Task brief
Go through the records and extract every line with the word "this".

Records to use
** START **
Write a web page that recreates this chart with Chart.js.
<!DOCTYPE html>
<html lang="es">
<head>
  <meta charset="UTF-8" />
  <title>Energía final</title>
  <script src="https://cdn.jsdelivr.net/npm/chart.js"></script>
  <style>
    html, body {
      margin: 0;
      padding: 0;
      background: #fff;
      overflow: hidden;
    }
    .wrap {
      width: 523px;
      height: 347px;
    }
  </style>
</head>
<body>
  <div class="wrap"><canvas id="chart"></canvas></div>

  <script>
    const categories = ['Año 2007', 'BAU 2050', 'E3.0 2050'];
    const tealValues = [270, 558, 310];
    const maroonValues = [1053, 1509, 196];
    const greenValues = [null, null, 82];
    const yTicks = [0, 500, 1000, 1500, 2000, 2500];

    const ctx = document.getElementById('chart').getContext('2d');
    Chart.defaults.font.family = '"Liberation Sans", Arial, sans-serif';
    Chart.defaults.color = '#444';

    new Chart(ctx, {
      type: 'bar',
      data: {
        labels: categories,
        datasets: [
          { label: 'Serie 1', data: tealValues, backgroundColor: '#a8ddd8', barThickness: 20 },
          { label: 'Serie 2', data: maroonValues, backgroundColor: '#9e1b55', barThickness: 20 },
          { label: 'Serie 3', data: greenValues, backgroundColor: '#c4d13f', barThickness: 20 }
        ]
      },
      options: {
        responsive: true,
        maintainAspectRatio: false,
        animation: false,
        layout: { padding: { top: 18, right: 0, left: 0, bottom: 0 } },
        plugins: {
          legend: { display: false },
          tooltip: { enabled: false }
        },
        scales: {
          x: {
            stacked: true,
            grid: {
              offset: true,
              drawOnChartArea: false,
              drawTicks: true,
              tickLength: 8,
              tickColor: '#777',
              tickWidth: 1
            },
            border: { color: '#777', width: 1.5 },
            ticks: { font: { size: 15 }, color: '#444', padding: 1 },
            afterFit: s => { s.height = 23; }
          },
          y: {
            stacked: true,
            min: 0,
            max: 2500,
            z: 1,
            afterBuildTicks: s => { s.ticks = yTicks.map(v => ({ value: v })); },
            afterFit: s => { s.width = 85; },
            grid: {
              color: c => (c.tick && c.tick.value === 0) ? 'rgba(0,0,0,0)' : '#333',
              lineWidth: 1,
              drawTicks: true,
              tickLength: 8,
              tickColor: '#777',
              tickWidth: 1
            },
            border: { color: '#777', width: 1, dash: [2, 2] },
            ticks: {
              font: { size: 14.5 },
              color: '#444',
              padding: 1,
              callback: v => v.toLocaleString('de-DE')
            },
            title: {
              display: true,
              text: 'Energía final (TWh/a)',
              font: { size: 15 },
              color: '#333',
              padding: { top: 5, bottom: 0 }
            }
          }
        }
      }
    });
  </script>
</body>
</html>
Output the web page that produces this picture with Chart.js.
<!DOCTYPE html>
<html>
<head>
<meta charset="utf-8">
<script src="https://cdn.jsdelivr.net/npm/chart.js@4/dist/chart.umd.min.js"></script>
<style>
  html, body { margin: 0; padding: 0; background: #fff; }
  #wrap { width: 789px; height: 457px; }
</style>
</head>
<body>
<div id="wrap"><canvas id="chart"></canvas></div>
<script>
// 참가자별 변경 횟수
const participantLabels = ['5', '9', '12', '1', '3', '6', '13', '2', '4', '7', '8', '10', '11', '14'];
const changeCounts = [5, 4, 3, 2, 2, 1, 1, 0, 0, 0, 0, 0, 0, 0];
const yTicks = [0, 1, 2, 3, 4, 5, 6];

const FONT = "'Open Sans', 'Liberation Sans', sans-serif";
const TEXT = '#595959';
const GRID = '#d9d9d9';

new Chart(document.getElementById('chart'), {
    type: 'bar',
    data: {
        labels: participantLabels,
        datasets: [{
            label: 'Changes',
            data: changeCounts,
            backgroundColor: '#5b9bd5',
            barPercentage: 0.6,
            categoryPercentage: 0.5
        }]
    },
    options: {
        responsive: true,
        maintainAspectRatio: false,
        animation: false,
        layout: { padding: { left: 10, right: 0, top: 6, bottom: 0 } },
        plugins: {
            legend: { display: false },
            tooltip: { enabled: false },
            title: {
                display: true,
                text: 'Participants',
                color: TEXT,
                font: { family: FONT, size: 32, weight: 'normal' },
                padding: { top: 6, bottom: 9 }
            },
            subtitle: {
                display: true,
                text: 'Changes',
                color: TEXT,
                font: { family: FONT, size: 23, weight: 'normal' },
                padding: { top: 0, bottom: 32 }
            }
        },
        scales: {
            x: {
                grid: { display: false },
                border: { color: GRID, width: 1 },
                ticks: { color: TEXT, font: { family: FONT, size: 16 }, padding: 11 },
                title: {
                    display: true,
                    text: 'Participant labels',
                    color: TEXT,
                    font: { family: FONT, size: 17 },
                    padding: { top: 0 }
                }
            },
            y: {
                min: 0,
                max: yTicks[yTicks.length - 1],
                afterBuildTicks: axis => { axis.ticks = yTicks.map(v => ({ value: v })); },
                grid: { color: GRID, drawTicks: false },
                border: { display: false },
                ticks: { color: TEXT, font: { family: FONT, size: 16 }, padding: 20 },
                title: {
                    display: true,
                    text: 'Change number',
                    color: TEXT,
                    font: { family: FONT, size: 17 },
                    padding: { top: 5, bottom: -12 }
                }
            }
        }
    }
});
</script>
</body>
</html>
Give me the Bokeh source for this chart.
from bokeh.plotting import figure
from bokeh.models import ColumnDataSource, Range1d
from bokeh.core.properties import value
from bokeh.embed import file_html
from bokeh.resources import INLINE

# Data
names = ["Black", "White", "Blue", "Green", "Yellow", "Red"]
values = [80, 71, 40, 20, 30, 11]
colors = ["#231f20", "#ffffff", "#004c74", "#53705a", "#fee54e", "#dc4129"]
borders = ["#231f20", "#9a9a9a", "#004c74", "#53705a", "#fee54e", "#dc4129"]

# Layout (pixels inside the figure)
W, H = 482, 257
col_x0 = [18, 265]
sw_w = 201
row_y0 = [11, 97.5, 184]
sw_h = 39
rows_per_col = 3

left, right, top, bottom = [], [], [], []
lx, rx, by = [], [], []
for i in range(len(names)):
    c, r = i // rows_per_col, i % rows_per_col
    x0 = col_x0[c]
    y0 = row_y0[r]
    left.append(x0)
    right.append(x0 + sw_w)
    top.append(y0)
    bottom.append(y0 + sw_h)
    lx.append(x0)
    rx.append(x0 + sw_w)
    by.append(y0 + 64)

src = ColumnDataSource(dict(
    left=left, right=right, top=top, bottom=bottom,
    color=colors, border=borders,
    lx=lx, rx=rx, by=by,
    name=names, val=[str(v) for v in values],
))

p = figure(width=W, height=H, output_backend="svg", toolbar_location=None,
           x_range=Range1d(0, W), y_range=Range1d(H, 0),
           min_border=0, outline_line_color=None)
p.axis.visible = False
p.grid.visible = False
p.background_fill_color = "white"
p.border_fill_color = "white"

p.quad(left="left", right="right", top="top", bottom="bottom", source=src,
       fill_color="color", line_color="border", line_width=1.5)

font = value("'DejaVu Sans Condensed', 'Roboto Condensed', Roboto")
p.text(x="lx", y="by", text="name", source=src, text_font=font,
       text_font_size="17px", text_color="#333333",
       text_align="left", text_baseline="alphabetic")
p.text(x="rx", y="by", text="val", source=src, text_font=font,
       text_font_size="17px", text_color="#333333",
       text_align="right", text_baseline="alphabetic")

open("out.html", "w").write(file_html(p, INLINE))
** END **
** START **
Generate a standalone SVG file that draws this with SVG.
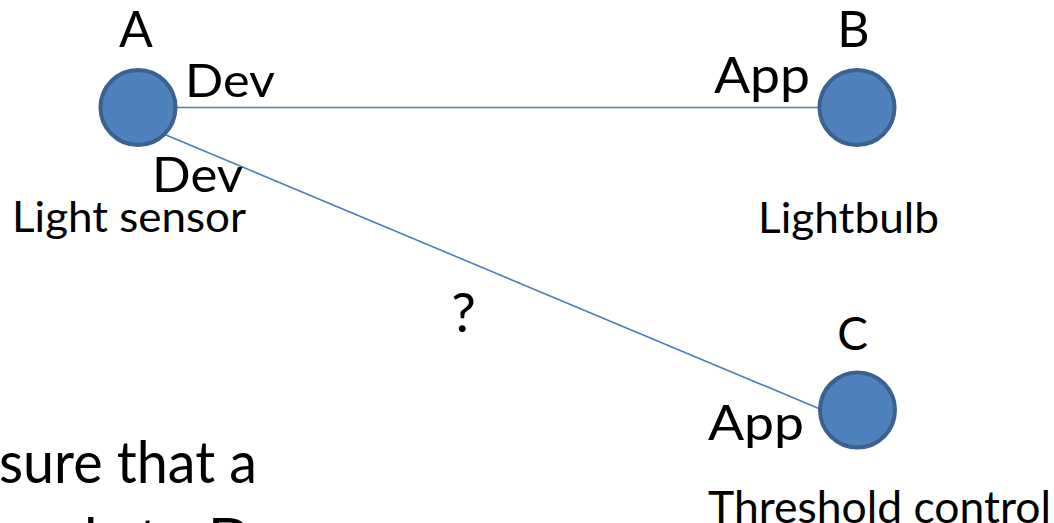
** END **
Written response
Write a web page that recreates this chart with Chart.js.
Output the web page that produces this picture with Chart.js.
Give me the Bokeh source for this chart.
Generate a standalone SVG file that draws this with SVG.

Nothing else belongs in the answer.